Time for Tea with Heston Blumenthal


It has been a long time since I have uploaded anything onto this blog...which is pretty shameful considering it is a year since I began it.  Since finishing uni two months ago, I have really begun to try and follow a career in confectionery  and figure I should get the blog back on the road.  It isn't that I haven't baked or been places...I just haven't documented it!  Plus, finals at uni got pretty tough and my hobbies suffered a bit.  

I have a couple of photos from my phone of places I have been and things I have made over the last two months which I want to upload in an attempt to fill the gap.  I have promised myself  to keep up now! No excuses :)

During my finals, my sister was interning at the Southbank Centre and managed to get her hands on two tickets to Heston Blumenthal and Jancis Roninson's sherry and tea tasting at one of the SC venues.  I was so excited (I am a bit of a Heston enthusiast) and so got the train back from university in Brighton to attend.

I wan't too sure what to expect, as I have never tasted sherry before!? but I am a big big tea drinker.  The talk was part of a 'best of british' type series put on at the centre, so the tasting was followed by a lecture.  
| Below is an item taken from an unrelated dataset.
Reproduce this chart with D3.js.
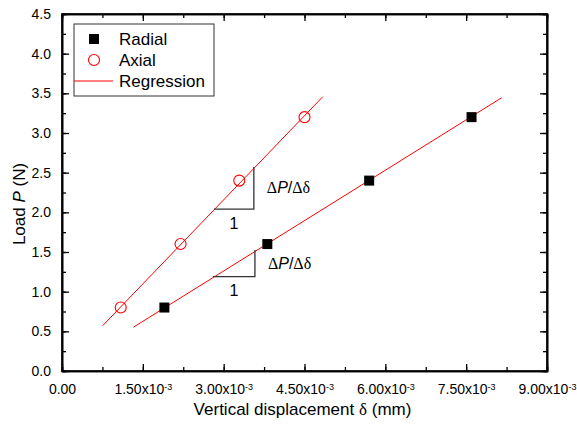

The main tasting hall was interesting.  The majority of the hall was for sherry tasting, with about 20 different stalls set up with different companies giving out samples.  However, the main issue was the number of people. It was impossible to move, let alone wriggle your hand through the sea of bodies in order to get a drop in your glass.  I hung around the tea tasting counter instead.  My sister and I managed to squeeze up to the front counter and lodged myself there.  They were offering delicious blends of black teas in small glass cups.  Tasty.

The absolute highlight for me was getting to listen to Heston Blumenthal speak.  We entered the theatre where the lecture was taking place and on each seat was a black box.  There was a notice on the stage saying 

DO NOT OPEN YOUR BOX UNTIL HESTON REQUESTS

I managed to restrain myself from sneaking a peak.  Heston began to talk about his efforts to bring the different concepts of' britishness to the afternoon tea...and asked us to open to box.  It looked rather airoplane like (for which he apologized) as he had to roll out a few hundred identical boxes.




Heston took us methodically through each creation which ranged from a toast sandwich, a piece of pork crackling to be served with an anchovy gentlemans relish, a deepfried mince pie 'ball' served with a stliton mousse to an orange cream pastry 'jammy dodger'.  

The most bizarre was probably the mincemeat filled pastry with the stilton mousse.  It was interesting but I couldn't quite understand the logic.  The salty moist anchovy paste however on the crispy pork crackling was delicious!  

At the end of the talk I waited to speak to Heston and made sure I got my embarrassing 'starstruck' shot.  I asked him which chocolate he uses in his cooking and he said Valhrona (of course) and another name I think beginning with 'm' that I couldn't catch above all the din.  

What I learnt from the whole evening...and took away was the power of expectation and surprise.  Two things that I think are pretty central to Heston's whole approach to food.  Simply by not allowing us to crack open the box as soon as we sat down, or gobble the creations in any order made the food an experience, and a discovery.